What you will do » Keep the pictures out of the copy and repeat the records exactly.

Task data »
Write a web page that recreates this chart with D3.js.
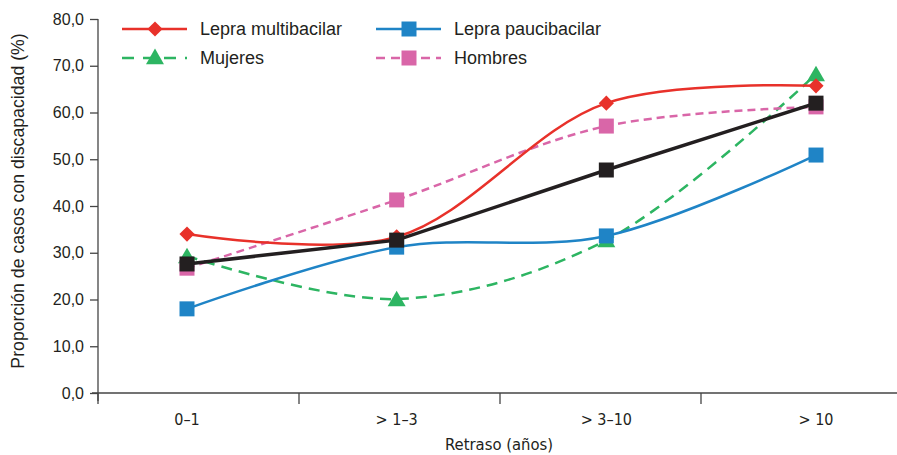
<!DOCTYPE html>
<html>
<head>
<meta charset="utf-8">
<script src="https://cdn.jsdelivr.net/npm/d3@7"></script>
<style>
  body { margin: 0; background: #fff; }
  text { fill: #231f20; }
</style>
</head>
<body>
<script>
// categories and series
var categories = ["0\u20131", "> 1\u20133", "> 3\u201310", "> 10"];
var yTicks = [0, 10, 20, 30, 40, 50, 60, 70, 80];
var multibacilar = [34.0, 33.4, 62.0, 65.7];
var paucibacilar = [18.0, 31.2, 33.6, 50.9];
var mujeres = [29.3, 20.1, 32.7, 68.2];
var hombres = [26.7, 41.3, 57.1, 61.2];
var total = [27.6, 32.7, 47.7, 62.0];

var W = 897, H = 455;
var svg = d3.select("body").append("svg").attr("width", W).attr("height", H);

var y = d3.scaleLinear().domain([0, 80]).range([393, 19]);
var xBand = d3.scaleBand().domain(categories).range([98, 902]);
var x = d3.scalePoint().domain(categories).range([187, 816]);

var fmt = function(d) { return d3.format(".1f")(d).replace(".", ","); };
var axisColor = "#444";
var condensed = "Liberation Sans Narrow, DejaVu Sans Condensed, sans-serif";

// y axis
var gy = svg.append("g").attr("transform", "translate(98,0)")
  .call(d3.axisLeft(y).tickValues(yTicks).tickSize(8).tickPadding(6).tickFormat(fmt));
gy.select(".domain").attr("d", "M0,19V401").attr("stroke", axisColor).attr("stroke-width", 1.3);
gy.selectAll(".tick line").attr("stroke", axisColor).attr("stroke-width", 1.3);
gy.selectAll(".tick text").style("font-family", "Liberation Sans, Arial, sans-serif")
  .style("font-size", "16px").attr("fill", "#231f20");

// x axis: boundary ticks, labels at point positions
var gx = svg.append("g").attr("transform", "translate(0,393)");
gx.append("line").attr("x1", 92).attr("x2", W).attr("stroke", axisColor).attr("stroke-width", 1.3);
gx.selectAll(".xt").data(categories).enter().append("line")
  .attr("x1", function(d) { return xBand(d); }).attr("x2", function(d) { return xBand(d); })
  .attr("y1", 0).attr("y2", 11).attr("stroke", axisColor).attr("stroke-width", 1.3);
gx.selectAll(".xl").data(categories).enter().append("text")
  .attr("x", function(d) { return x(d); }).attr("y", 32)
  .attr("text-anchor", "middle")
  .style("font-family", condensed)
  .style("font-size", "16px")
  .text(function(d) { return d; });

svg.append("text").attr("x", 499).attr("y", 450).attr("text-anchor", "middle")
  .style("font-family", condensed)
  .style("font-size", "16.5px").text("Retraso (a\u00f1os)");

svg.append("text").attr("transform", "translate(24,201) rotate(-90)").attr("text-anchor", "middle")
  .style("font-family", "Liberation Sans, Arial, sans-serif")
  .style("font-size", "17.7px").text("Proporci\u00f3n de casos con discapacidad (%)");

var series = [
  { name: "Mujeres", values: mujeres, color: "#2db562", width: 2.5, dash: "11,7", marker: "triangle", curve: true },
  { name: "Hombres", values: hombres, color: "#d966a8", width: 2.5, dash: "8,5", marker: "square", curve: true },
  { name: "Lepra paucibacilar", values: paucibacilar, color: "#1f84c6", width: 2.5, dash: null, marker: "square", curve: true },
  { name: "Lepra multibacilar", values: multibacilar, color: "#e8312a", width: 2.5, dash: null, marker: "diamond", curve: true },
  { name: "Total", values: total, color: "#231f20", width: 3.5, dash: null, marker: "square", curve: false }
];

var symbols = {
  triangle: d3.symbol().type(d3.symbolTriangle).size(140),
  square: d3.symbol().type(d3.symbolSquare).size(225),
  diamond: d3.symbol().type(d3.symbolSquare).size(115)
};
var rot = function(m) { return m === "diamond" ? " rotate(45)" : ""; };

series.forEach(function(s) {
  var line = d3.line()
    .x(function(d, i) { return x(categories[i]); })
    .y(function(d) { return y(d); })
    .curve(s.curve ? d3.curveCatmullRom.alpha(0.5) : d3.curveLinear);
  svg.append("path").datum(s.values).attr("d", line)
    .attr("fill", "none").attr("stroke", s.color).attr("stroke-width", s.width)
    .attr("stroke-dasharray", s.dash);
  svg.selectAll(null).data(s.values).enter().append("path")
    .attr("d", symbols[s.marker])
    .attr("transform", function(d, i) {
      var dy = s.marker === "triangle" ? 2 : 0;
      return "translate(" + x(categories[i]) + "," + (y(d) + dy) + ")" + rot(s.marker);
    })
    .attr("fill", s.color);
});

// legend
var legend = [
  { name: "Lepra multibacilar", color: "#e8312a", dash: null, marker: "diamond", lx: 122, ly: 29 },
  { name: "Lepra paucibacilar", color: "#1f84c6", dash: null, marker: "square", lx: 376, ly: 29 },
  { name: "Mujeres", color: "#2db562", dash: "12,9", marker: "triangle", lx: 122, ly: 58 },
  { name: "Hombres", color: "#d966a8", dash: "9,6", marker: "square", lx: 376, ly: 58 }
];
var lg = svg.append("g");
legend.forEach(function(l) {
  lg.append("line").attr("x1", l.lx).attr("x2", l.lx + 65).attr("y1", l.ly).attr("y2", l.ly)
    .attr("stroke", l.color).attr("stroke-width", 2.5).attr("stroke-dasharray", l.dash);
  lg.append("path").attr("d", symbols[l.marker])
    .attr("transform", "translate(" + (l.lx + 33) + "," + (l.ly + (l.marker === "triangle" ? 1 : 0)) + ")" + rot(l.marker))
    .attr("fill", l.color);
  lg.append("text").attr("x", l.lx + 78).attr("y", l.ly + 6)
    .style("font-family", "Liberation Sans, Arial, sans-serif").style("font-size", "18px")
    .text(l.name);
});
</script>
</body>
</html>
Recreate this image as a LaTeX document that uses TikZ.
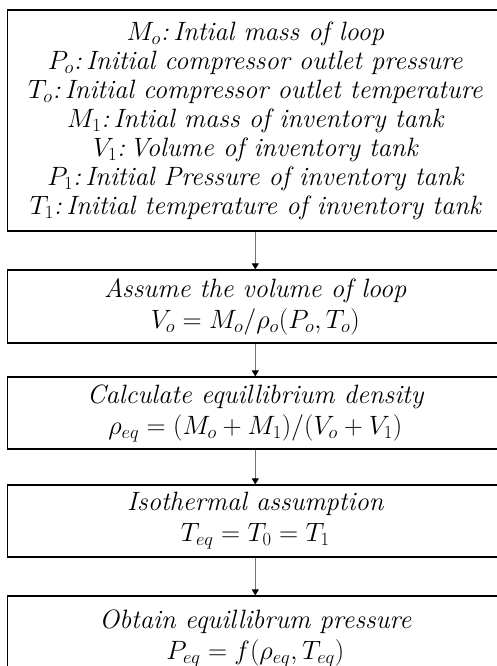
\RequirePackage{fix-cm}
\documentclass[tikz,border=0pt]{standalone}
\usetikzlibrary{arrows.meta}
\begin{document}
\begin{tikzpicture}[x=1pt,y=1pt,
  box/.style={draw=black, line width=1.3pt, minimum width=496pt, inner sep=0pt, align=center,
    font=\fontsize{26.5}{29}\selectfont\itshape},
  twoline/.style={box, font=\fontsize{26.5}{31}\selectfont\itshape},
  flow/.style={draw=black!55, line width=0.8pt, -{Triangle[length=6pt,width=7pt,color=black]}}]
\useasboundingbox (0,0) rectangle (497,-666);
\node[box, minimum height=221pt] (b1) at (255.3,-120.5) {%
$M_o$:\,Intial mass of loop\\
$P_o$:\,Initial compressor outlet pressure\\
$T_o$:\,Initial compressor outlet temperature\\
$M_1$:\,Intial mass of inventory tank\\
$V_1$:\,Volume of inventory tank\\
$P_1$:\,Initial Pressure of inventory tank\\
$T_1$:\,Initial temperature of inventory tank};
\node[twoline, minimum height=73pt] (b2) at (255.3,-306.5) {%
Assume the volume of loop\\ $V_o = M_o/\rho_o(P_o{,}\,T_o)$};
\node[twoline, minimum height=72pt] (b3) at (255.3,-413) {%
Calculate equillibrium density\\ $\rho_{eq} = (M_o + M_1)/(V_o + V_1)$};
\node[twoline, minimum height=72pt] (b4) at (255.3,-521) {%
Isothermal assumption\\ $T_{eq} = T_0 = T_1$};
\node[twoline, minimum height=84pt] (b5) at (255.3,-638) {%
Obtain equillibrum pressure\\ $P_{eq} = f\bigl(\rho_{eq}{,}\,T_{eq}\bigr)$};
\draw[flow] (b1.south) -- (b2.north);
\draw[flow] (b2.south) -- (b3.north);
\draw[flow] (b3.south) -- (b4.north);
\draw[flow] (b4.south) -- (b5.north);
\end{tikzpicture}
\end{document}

Result below »
Write a web page that recreates this chart with D3.js.
<!DOCTYPE html>
<html>
<head>
<meta charset="utf-8">
<script src="https://cdn.jsdelivr.net/npm/d3@7"></script>
<style>
  body { margin: 0; background: #fff; }
  text { fill: #231f20; }
</style>
</head>
<body>
<script>
// categories and series
var categories = ["0\u20131", "> 1\u20133", "> 3\u201310", "> 10"];
var yTicks = [0, 10, 20, 30, 40, 50, 60, 70, 80];
var multibacilar = [34.0, 33.4, 62.0, 65.7];
var paucibacilar = [18.0, 31.2, 33.6, 50.9];
var mujeres = [29.3, 20.1, 32.7, 68.2];
var hombres = [26.7, 41.3, 57.1, 61.2];
var total = [27.6, 32.7, 47.7, 62.0];

var W = 897, H = 455;
var svg = d3.select("body").append("svg").attr("width", W).attr("height", H);

var y = d3.scaleLinear().domain([0, 80]).range([393, 19]);
var xBand = d3.scaleBand().domain(categories).range([98, 902]);
var x = d3.scalePoint().domain(categories).range([187, 816]);

var fmt = function(d) { return d3.format(".1f")(d).replace(".", ","); };
var axisColor = "#444";
var condensed = "Liberation Sans Narrow, DejaVu Sans Condensed, sans-serif";

// y axis
var gy = svg.append("g").attr("transform", "translate(98,0)")
  .call(d3.axisLeft(y).tickValues(yTicks).tickSize(8).tickPadding(6).tickFormat(fmt));
gy.select(".domain").attr("d", "M0,19V401").attr("stroke", axisColor).attr("stroke-width", 1.3);
gy.selectAll(".tick line").attr("stroke", axisColor).attr("stroke-width", 1.3);
gy.selectAll(".tick text").style("font-family", "Liberation Sans, Arial, sans-serif")
  .style("font-size", "16px").attr("fill", "#231f20");

// x axis: boundary ticks, labels at point positions
var gx = svg.append("g").attr("transform", "translate(0,393)");
gx.append("line").attr("x1", 92).attr("x2", W).attr("stroke", axisColor).attr("stroke-width", 1.3);
gx.selectAll(".xt").data(categories).enter().append("line")
  .attr("x1", function(d) { return xBand(d); }).attr("x2", function(d) { return xBand(d); })
  .attr("y1", 0).attr("y2", 11).attr("stroke", axisColor).attr("stroke-width", 1.3);
gx.selectAll(".xl").data(categories).enter().append("text")
  .attr("x", function(d) { return x(d); }).attr("y", 32)
  .attr("text-anchor", "middle")
  .style("font-family", condensed)
  .style("font-size", "16px")
  .text(function(d) { return d; });

svg.append("text").attr("x", 499).attr("y", 450).attr("text-anchor", "middle")
  .style("font-family", condensed)
  .style("font-size", "16.5px").text("Retraso (a\u00f1os)");

svg.append("text").attr("transform", "translate(24,201) rotate(-90)").attr("text-anchor", "middle")
  .style("font-family", "Liberation Sans, Arial, sans-serif")
  .style("font-size", "17.7px").text("Proporci\u00f3n de casos con discapacidad (%)");

var series = [
  { name: "Mujeres", values: mujeres, color: "#2db562", width: 2.5, dash: "11,7", marker: "triangle", curve: true },
  { name: "Hombres", values: hombres, color: "#d966a8", width: 2.5, dash: "8,5", marker: "square", curve: true },
  { name: "Lepra paucibacilar", values: paucibacilar, color: "#1f84c6", width: 2.5, dash: null, marker: "square", curve: true },
  { name: "Lepra multibacilar", values: multibacilar, color: "#e8312a", width: 2.5, dash: null, marker: "diamond", curve: true },
  { name: "Total", values: total, color: "#231f20", width: 3.5, dash: null, marker: "square", curve: false }
];

var symbols = {
  triangle: d3.symbol().type(d3.symbolTriangle).size(140),
  square: d3.symbol().type(d3.symbolSquare).size(225),
  diamond: d3.symbol().type(d3.symbolSquare).size(115)
};
var rot = function(m) { return m === "diamond" ? " rotate(45)" : ""; };

series.forEach(function(s) {
  var line = d3.line()
    .x(function(d, i) { return x(categories[i]); })
    .y(function(d) { return y(d); })
    .curve(s.curve ? d3.curveCatmullRom.alpha(0.5) : d3.curveLinear);
  svg.append("path").datum(s.values).attr("d", line)
    .attr("fill", "none").attr("stroke", s.color).attr("stroke-width", s.width)
    .attr("stroke-dasharray", s.dash);
  svg.selectAll(null).data(s.values).enter().append("path")
    .attr("d", symbols[s.marker])
    .attr("transform", function(d, i) {
      var dy = s.marker === "triangle" ? 2 : 0;
      return "translate(" + x(categories[i]) + "," + (y(d) + dy) + ")" + rot(s.marker);
    })
    .attr("fill", s.color);
});

// legend
var legend = [
  { name: "Lepra multibacilar", color: "#e8312a", dash: null, marker: "diamond", lx: 122, ly: 29 },
  { name: "Lepra paucibacilar", color: "#1f84c6", dash: null, marker: "square", lx: 376, ly: 29 },
  { name: "Mujeres", color: "#2db562", dash: "12,9", marker: "triangle", lx: 122, ly: 58 },
  { name: "Hombres", color: "#d966a8", dash: "9,6", marker: "square", lx: 376, ly: 58 }
];
var lg = svg.append("g");
legend.forEach(function(l) {
  lg.append("line").attr("x1", l.lx).attr("x2", l.lx + 65).attr("y1", l.ly).attr("y2", l.ly)
    .attr("stroke", l.color).attr("stroke-width", 2.5).attr("stroke-dasharray", l.dash);
  lg.append("path").attr("d", symbols[l.marker])
    .attr("transform", "translate(" + (l.lx + 33) + "," + (l.ly + (l.marker === "triangle" ? 1 : 0)) + ")" + rot(l.marker))
    .attr("fill", l.color);
  lg.append("text").attr("x", l.lx + 78).attr("y", l.ly + 6)
    .style("font-family", "Liberation Sans, Arial, sans-serif").style("font-size", "18px")
    .text(l.name);
});
</script>
</body>
</html>
Recreate this image as a LaTeX document that uses TikZ.
\RequirePackage{fix-cm}
\documentclass[tikz,border=0pt]{standalone}
\usetikzlibrary{arrows.meta}
\begin{document}
\begin{tikzpicture}[x=1pt,y=1pt,
  box/.style={draw=black, line width=1.3pt, minimum width=496pt, inner sep=0pt, align=center,
    font=\fontsize{26.5}{29}\selectfont\itshape},
  twoline/.style={box, font=\fontsize{26.5}{31}\selectfont\itshape},
  flow/.style={draw=black!55, line width=0.8pt, -{Triangle[length=6pt,width=7pt,color=black]}}]
\useasboundingbox (0,0) rectangle (497,-666);
\node[box, minimum height=221pt] (b1) at (255.3,-120.5) {%
$M_o$:\,Intial mass of loop\\
$P_o$:\,Initial compressor outlet pressure\\
$T_o$:\,Initial compressor outlet temperature\\
$M_1$:\,Intial mass of inventory tank\\
$V_1$:\,Volume of inventory tank\\
$P_1$:\,Initial Pressure of inventory tank\\
$T_1$:\,Initial temperature of inventory tank};
\node[twoline, minimum height=73pt] (b2) at (255.3,-306.5) {%
Assume the volume of loop\\ $V_o = M_o/\rho_o(P_o{,}\,T_o)$};
\node[twoline, minimum height=72pt] (b3) at (255.3,-413) {%
Calculate equillibrium density\\ $\rho_{eq} = (M_o + M_1)/(V_o + V_1)$};
\node[twoline, minimum height=72pt] (b4) at (255.3,-521) {%
Isothermal assumption\\ $T_{eq} = T_0 = T_1$};
\node[twoline, minimum height=84pt] (b5) at (255.3,-638) {%
Obtain equillibrum pressure\\ $P_{eq} = f\bigl(\rho_{eq}{,}\,T_{eq}\bigr)$};
\draw[flow] (b1.south) -- (b2.north);
\draw[flow] (b2.south) -- (b3.north);
\draw[flow] (b3.south) -- (b4.north);
\draw[flow] (b4.south) -- (b5.north);
\end{tikzpicture}
\end{document}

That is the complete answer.